Stated task
Return all of the data exactly, with nothing left out but the pictures.

━━━━━━━━━━━━━━━━

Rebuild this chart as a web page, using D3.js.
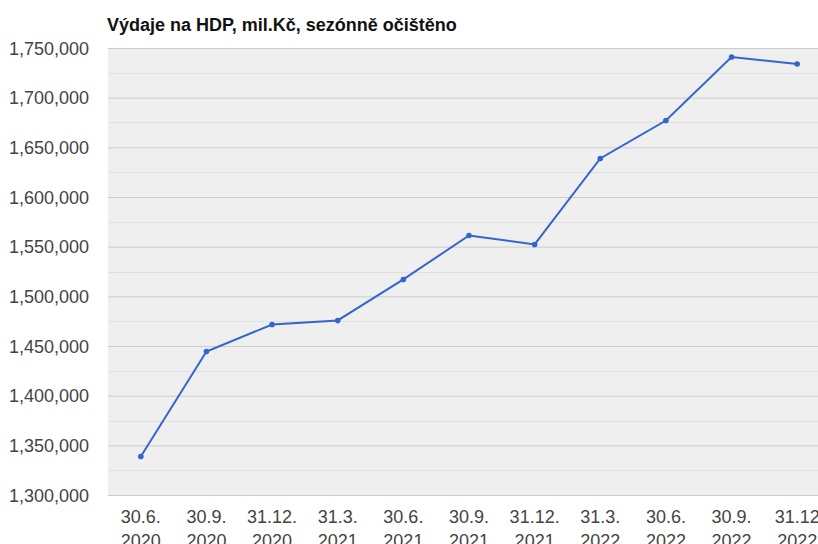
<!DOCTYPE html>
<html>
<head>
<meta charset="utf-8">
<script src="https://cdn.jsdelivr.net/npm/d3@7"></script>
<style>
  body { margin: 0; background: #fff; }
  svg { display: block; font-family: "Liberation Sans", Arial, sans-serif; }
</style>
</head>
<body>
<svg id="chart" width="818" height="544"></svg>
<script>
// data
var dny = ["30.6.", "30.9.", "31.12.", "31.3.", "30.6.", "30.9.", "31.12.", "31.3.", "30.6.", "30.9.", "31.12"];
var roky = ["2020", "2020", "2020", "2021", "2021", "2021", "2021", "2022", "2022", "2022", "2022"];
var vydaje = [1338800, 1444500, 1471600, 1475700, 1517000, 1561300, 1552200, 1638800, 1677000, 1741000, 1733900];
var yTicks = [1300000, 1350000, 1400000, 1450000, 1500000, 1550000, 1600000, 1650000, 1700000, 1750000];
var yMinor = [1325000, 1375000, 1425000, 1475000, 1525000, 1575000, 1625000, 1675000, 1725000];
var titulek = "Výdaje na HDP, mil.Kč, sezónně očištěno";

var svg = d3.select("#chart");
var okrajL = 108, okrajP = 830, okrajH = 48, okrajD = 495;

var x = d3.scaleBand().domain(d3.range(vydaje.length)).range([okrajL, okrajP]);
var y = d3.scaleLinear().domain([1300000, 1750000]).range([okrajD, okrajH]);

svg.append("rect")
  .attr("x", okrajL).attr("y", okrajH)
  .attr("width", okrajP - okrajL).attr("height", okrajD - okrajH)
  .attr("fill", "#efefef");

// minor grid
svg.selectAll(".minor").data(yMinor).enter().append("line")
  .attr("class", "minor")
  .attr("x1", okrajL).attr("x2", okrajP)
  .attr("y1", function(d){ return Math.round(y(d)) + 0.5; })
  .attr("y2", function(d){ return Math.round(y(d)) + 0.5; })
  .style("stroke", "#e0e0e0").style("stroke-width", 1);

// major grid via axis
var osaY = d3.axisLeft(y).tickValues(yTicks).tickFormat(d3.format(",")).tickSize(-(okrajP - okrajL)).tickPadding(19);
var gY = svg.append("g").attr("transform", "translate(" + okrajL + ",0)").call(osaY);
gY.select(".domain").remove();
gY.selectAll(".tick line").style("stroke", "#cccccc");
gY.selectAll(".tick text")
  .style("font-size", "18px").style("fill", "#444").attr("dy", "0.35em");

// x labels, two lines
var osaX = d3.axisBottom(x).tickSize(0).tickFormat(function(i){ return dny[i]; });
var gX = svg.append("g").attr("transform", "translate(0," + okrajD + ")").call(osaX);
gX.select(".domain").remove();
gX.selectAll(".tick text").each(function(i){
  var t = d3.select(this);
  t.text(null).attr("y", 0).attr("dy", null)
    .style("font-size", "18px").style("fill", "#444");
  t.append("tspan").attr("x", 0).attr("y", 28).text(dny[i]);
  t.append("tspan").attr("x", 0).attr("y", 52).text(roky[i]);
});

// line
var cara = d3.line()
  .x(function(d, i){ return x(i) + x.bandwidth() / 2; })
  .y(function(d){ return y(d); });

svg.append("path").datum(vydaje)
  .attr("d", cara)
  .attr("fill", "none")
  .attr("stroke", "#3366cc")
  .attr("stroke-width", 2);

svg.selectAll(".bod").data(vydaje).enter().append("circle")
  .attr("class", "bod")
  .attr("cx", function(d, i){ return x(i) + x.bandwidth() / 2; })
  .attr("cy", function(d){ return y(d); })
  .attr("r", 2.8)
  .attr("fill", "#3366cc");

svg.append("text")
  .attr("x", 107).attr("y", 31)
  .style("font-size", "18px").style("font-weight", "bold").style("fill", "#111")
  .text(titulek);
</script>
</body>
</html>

━━━━━━━━━━━━━━━━

Response
Rebuild this chart as a web page, using D3.js.
<!DOCTYPE html>
<html>
<head>
<meta charset="utf-8">
<script src="https://cdn.jsdelivr.net/npm/d3@7"></script>
<style>
  body { margin: 0; background: #fff; }
  svg { display: block; font-family: "Liberation Sans", Arial, sans-serif; }
</style>
</head>
<body>
<svg id="chart" width="818" height="544"></svg>
<script>
// data
var dny = ["30.6.", "30.9.", "31.12.", "31.3.", "30.6.", "30.9.", "31.12.", "31.3.", "30.6.", "30.9.", "31.12"];
var roky = ["2020", "2020", "2020", "2021", "2021", "2021", "2021", "2022", "2022", "2022", "2022"];
var vydaje = [1338800, 1444500, 1471600, 1475700, 1517000, 1561300, 1552200, 1638800, 1677000, 1741000, 1733900];
var yTicks = [1300000, 1350000, 1400000, 1450000, 1500000, 1550000, 1600000, 1650000, 1700000, 1750000];
var yMinor = [1325000, 1375000, 1425000, 1475000, 1525000, 1575000, 1625000, 1675000, 1725000];
var titulek = "Výdaje na HDP, mil.Kč, sezónně očištěno";

var svg = d3.select("#chart");
var okrajL = 108, okrajP = 830, okrajH = 48, okrajD = 495;

var x = d3.scaleBand().domain(d3.range(vydaje.length)).range([okrajL, okrajP]);
var y = d3.scaleLinear().domain([1300000, 1750000]).range([okrajD, okrajH]);

svg.append("rect")
  .attr("x", okrajL).attr("y", okrajH)
  .attr("width", okrajP - okrajL).attr("height", okrajD - okrajH)
  .attr("fill", "#efefef");

// minor grid
svg.selectAll(".minor").data(yMinor).enter().append("line")
  .attr("class", "minor")
  .attr("x1", okrajL).attr("x2", okrajP)
  .attr("y1", function(d){ return Math.round(y(d)) + 0.5; })
  .attr("y2", function(d){ return Math.round(y(d)) + 0.5; })
  .style("stroke", "#e0e0e0").style("stroke-width", 1);

// major grid via axis
var osaY = d3.axisLeft(y).tickValues(yTicks).tickFormat(d3.format(",")).tickSize(-(okrajP - okrajL)).tickPadding(19);
var gY = svg.append("g").attr("transform", "translate(" + okrajL + ",0)").call(osaY);
gY.select(".domain").remove();
gY.selectAll(".tick line").style("stroke", "#cccccc");
gY.selectAll(".tick text")
  .style("font-size", "18px").style("fill", "#444").attr("dy", "0.35em");

// x labels, two lines
var osaX = d3.axisBottom(x).tickSize(0).tickFormat(function(i){ return dny[i]; });
var gX = svg.append("g").attr("transform", "translate(0," + okrajD + ")").call(osaX);
gX.select(".domain").remove();
gX.selectAll(".tick text").each(function(i){
  var t = d3.select(this);
  t.text(null).attr("y", 0).attr("dy", null)
    .style("font-size", "18px").style("fill", "#444");
  t.append("tspan").attr("x", 0).attr("y", 28).text(dny[i]);
  t.append("tspan").attr("x", 0).attr("y", 52).text(roky[i]);
});

// line
var cara = d3.line()
  .x(function(d, i){ return x(i) + x.bandwidth() / 2; })
  .y(function(d){ return y(d); });

svg.append("path").datum(vydaje)
  .attr("d", cara)
  .attr("fill", "none")
  .attr("stroke", "#3366cc")
  .attr("stroke-width", 2);

svg.selectAll(".bod").data(vydaje).enter().append("circle")
  .attr("class", "bod")
  .attr("cx", function(d, i){ return x(i) + x.bandwidth() / 2; })
  .attr("cy", function(d){ return y(d); })
  .attr("r", 2.8)
  .attr("fill", "#3366cc");

svg.append("text")
  .attr("x", 107).attr("y", 31)
  .style("font-size", "18px").style("font-weight", "bold").style("fill", "#111")
  .text(titulek);
</script>
</body>
</html>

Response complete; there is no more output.